Raw records:
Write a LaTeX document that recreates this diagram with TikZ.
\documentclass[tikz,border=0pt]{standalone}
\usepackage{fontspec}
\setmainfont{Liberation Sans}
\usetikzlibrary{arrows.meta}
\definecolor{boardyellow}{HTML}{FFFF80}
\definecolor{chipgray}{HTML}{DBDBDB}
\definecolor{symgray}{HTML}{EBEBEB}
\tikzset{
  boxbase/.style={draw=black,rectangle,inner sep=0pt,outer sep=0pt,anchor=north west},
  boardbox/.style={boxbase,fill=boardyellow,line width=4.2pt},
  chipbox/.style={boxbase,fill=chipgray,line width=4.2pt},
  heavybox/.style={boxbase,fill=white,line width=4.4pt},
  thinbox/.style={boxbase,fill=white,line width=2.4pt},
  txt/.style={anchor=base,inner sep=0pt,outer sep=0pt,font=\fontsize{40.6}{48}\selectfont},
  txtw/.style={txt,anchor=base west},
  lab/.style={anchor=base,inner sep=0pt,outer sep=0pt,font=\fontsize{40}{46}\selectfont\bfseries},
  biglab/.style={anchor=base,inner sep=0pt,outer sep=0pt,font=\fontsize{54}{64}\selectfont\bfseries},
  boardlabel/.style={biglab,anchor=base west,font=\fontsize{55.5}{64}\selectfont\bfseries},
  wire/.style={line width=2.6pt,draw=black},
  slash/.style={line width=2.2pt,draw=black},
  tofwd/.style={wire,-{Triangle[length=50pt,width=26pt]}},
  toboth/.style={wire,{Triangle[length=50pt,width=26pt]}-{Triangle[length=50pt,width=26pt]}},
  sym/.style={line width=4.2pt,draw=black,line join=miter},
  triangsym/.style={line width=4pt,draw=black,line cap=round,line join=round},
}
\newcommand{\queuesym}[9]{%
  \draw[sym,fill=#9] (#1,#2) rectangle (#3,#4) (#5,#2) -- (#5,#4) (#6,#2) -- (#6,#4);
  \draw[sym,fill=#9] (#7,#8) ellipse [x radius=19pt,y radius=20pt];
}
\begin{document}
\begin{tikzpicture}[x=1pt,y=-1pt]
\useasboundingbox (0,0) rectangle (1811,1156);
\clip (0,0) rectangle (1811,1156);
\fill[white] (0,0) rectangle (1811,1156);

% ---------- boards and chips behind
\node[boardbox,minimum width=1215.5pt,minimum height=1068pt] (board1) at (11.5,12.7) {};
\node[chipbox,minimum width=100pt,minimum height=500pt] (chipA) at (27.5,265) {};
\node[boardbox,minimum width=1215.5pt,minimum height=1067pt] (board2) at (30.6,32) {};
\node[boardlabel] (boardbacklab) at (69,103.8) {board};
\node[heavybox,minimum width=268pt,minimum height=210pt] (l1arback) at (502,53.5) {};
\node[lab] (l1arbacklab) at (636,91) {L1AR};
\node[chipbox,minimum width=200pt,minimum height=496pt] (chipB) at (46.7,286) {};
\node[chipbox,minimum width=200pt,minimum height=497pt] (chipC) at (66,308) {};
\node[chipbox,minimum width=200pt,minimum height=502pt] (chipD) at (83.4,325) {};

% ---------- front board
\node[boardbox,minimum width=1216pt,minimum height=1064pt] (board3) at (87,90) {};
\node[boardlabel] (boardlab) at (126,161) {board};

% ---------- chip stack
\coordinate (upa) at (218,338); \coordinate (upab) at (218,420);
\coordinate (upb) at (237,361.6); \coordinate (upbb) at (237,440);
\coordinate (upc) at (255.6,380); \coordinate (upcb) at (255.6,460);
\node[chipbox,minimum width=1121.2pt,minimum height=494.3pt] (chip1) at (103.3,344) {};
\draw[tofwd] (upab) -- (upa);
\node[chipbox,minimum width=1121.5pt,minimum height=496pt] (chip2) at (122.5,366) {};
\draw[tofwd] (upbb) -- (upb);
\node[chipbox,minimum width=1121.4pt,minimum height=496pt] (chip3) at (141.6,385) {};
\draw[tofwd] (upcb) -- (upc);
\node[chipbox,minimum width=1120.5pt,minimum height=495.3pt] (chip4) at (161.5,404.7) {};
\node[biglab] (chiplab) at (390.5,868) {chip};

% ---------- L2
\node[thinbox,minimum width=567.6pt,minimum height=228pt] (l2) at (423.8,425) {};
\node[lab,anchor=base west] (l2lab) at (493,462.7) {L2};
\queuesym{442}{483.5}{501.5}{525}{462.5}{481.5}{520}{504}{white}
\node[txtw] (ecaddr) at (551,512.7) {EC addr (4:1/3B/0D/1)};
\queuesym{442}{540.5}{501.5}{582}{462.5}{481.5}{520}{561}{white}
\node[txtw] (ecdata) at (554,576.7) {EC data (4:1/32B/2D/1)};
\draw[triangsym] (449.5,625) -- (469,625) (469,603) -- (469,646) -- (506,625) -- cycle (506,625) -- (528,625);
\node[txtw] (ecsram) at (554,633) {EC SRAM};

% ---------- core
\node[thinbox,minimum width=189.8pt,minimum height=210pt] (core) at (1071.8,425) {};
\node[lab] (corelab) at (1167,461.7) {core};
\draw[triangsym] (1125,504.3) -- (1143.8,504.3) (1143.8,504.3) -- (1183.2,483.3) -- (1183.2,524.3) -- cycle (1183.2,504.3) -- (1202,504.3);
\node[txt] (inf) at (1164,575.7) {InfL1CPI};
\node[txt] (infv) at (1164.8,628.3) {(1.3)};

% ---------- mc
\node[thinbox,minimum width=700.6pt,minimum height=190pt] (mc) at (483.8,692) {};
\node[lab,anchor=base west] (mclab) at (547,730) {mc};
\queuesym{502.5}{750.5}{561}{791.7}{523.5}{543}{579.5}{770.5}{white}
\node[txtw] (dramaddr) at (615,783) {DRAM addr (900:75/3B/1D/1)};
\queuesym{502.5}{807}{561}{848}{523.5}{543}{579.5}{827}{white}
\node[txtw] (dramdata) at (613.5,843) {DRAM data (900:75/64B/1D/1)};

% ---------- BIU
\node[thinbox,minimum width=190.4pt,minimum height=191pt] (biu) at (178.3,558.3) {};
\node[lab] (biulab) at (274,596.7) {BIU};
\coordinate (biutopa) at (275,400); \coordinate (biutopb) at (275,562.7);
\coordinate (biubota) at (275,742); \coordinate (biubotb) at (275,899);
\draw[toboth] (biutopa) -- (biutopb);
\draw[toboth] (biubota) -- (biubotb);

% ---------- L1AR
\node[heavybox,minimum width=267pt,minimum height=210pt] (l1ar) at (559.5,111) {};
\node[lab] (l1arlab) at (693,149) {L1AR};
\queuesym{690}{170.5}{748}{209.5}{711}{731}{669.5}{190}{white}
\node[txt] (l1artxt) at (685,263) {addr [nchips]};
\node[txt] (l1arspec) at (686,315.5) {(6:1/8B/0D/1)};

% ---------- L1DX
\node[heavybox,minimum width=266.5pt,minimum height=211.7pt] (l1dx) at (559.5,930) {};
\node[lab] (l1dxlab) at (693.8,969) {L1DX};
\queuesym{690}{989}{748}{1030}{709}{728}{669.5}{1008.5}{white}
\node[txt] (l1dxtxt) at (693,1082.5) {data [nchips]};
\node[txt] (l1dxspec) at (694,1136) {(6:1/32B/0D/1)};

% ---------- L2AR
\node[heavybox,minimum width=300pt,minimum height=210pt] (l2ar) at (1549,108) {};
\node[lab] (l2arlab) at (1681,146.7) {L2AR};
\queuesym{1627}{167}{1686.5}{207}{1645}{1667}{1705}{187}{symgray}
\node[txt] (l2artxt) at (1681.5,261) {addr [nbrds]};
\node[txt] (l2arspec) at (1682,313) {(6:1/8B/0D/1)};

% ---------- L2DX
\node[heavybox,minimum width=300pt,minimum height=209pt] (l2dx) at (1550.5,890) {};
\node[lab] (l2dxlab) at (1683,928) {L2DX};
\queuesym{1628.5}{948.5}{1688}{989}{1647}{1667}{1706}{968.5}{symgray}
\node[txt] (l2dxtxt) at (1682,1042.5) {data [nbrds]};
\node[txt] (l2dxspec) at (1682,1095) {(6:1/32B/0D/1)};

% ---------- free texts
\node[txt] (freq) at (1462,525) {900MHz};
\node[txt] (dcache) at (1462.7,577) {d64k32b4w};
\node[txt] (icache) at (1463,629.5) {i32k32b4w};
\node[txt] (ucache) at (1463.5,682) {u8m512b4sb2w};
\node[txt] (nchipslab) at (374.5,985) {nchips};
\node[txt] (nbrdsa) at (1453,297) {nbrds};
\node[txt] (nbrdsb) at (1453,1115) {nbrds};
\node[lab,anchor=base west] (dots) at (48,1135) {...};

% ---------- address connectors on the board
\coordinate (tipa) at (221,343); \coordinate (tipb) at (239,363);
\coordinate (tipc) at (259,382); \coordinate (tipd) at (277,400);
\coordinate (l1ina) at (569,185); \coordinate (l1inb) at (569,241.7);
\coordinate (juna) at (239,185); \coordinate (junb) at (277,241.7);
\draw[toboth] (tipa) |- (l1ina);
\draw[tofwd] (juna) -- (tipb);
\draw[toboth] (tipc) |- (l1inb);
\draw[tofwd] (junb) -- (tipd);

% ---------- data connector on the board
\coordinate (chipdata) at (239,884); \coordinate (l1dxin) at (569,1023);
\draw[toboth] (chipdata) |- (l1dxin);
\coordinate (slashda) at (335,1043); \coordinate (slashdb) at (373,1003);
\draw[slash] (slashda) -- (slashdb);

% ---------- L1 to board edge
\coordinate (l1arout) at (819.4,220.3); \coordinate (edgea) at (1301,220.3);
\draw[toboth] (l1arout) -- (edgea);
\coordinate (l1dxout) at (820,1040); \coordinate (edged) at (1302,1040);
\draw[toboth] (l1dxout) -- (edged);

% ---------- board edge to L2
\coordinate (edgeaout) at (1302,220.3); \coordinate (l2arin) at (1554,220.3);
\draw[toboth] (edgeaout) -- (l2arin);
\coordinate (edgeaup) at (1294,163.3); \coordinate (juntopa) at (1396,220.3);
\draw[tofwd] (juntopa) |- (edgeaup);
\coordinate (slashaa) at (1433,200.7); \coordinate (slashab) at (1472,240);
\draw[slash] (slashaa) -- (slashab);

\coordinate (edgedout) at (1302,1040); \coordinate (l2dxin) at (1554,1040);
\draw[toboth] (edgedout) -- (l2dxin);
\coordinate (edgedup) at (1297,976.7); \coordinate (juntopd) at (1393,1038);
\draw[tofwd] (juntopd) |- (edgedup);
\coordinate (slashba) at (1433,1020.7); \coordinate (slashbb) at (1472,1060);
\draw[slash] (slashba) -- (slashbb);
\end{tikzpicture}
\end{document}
==
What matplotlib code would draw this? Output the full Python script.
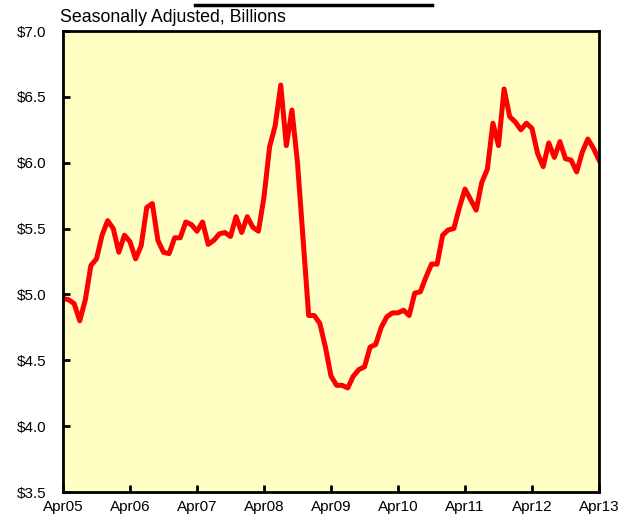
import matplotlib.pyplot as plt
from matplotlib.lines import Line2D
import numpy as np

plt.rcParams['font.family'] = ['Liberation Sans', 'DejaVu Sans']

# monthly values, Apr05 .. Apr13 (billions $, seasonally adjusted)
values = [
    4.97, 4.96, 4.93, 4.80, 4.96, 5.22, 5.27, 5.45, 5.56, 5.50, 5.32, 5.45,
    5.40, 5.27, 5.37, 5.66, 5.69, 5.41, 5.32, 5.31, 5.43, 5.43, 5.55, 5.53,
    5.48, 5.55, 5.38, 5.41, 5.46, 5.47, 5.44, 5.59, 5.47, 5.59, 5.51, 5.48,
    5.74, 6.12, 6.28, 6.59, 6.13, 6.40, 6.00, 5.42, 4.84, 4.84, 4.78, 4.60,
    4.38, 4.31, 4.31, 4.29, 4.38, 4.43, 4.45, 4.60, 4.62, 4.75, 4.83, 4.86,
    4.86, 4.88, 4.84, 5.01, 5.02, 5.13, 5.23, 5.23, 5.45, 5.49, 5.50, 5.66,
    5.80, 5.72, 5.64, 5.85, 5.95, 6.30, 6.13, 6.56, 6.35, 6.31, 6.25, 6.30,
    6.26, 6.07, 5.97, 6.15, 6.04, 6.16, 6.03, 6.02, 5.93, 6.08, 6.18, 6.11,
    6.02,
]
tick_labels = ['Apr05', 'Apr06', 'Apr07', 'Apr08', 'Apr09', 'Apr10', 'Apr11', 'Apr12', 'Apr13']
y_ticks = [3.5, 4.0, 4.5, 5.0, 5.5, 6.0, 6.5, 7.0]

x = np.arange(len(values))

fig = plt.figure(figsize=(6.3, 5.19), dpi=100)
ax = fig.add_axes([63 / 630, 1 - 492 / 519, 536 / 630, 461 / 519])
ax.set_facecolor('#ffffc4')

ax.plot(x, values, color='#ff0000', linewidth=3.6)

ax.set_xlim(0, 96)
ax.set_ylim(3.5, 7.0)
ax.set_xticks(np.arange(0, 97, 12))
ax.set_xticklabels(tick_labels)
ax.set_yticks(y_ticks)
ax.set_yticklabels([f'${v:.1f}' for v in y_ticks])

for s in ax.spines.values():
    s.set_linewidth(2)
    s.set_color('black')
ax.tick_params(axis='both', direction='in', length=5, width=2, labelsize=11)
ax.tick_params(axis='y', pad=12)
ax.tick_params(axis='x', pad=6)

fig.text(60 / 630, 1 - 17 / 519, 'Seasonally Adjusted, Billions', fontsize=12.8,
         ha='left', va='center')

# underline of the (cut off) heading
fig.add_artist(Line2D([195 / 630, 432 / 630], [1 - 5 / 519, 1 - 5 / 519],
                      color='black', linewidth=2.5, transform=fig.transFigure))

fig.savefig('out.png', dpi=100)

### YOUR INSTRUCTIONS
The lines to print start at the line containing "What matplotlib code" and end at the line containing "plt.rcParams['font.family'] = ['Liberation"; print them exactly, both ends included, and leave out every picture.

### ANSWER IN FULL
What matplotlib code would draw this? Output the full Python script.
import matplotlib.pyplot as plt
from matplotlib.lines import Line2D
import numpy as np

plt.rcParams['font.family'] = ['Liberation Sans', 'DejaVu Sans']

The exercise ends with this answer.